December 26, 2007: X writing Y because Z

Been thinkin' a lot about techniques for extra-subjective representation.

Voyager_Golden_Record.jpg
The NASA Voyager "Golden Record" is an elegant example to follow: Dr. Carl Sagan and friends got together in the 70's with the goal of creating a best-approximation record of life on earth (for intelligent beings in space). In the book, Murmurs of Earth, Sagan and the Voyager team describe the epistemological problems that face any aspiring summarizer of society: the balance between over-specification and genericization.
There seem to be two approaches to this encyclopedic middle ground: the diversity of specimen and the universality of a given example. I have previously addressed the question of subject matter diversity, but for reasons relating to a current project, I have been researching universal (extra-subjective) representation. I am looking at gestures and behaviors and assigning metasyntactic variables. Converting from the form "Jeff drank water from a cup" to "X drank Y from a Z" is simple enough, but representing the XYZ form on film has proven difficult. It seems that movies don't quite work like linguistic exercises.

Posted by jeff at December 26, 2007 1:23 AM

Comments

word

You are breaking my heart with all of this beautiful math!

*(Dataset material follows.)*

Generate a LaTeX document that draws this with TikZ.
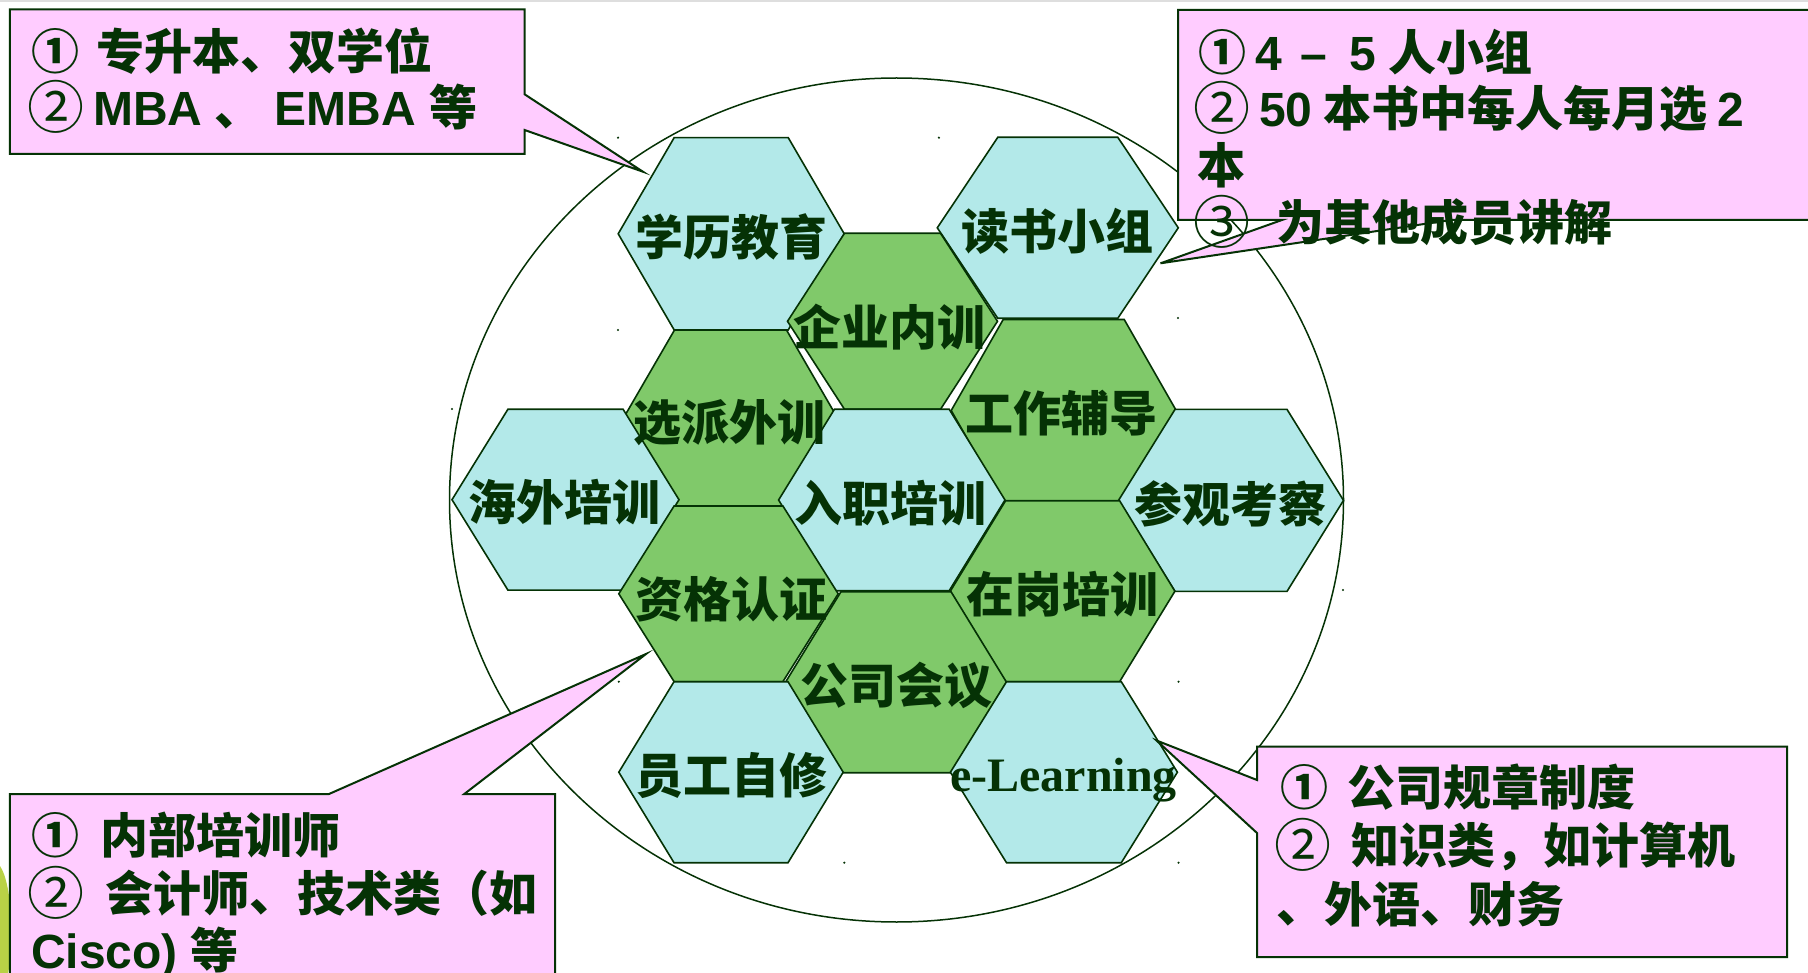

Wordsearch: first-order logic, axiomatization, flowcharts,
and fractals--my favorite eg of something both infinitely complex and simple.
We got my dad a replica of the Golden Record for one of his birthdays.
Also, maybe rethink your use of "genericization."

it's all good.

Goulet!

Quite eloquent, Jefe. I think one problem in summarizing society without giving some specificity is that the patterns used to denote our intelligence may just seem like background patterns of the universe.

I mean, the fibonacci sequence and the golden ratio are incredibly complex concepts but appear ubiquitously throughout nature. One could come to the conclusion that there is an "intelligent designer" or that intelligence is just the natural counterpoint to entropy.

Carl Sagan suggested that if we wish to convey our intelligence to aliens tuning into radio waves, that we should send out a sequence of prime numbers. Since their place in nature is quite odd (pun intended), then it would show that there is some organizing (intelligent) force behind the signal.

In the words of Wayne Coyne,
"I don't know where the sunbeams end, and the starlight begins, it's all a mystery."